Irony and seriousness converge in the refusal to dramatize. The song does not insist on permanence. It does not swear eternity. It simply acknowledges that love now outweighs memory. This is almost offensive in its modesty. One expects revelation to announce itself. Instead, it passes quietly through gratitude.

The brevity may be the point. God manifests so briefly because sustained revelation would become spectacle, and spectacle erodes credibility. A moment of lucidity is enough. The song lasts barely over two minutes. Within that span it surveys time, acknowledges death, honors memory, and affirms present love. Nothing is overstated. Nothing is guaranteed.

The irony is that such restraint feels more absolute than proclamation.
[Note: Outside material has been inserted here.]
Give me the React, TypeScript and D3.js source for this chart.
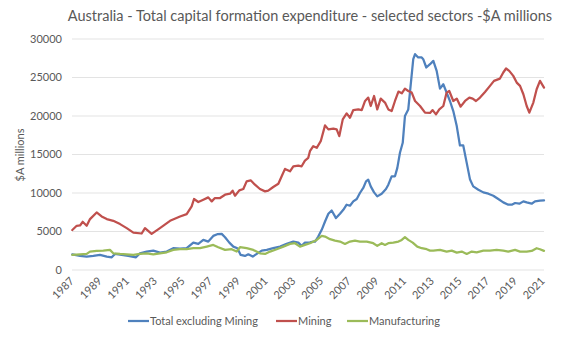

A voice that admits finitude and still chooses love carries more weight than a voice that abolishes finitude through promise. “In My Life” does not solve mortality. It stands within it.

There is no thunder at the end. The final declaration repeats and the song closes. It does not ascend. It does not dissolve. It stops. The brevity is faithful to the condition it inhabits.

If God were constrained to human speech, perhaps that speech would avoid metaphysical anesthesia. It would not deny loss. It would not inflate memory. It would not guarantee salvation. It would simply say: I have loved, I have lost, I love now more deeply.

And then it would withdraw.

Why so brief? Because seriousness does not linger theatrically. It strikes, clarifies, and yields the floor back to time. Irony keeps it honest. Love keeps it human.

Nothing essential would need to change.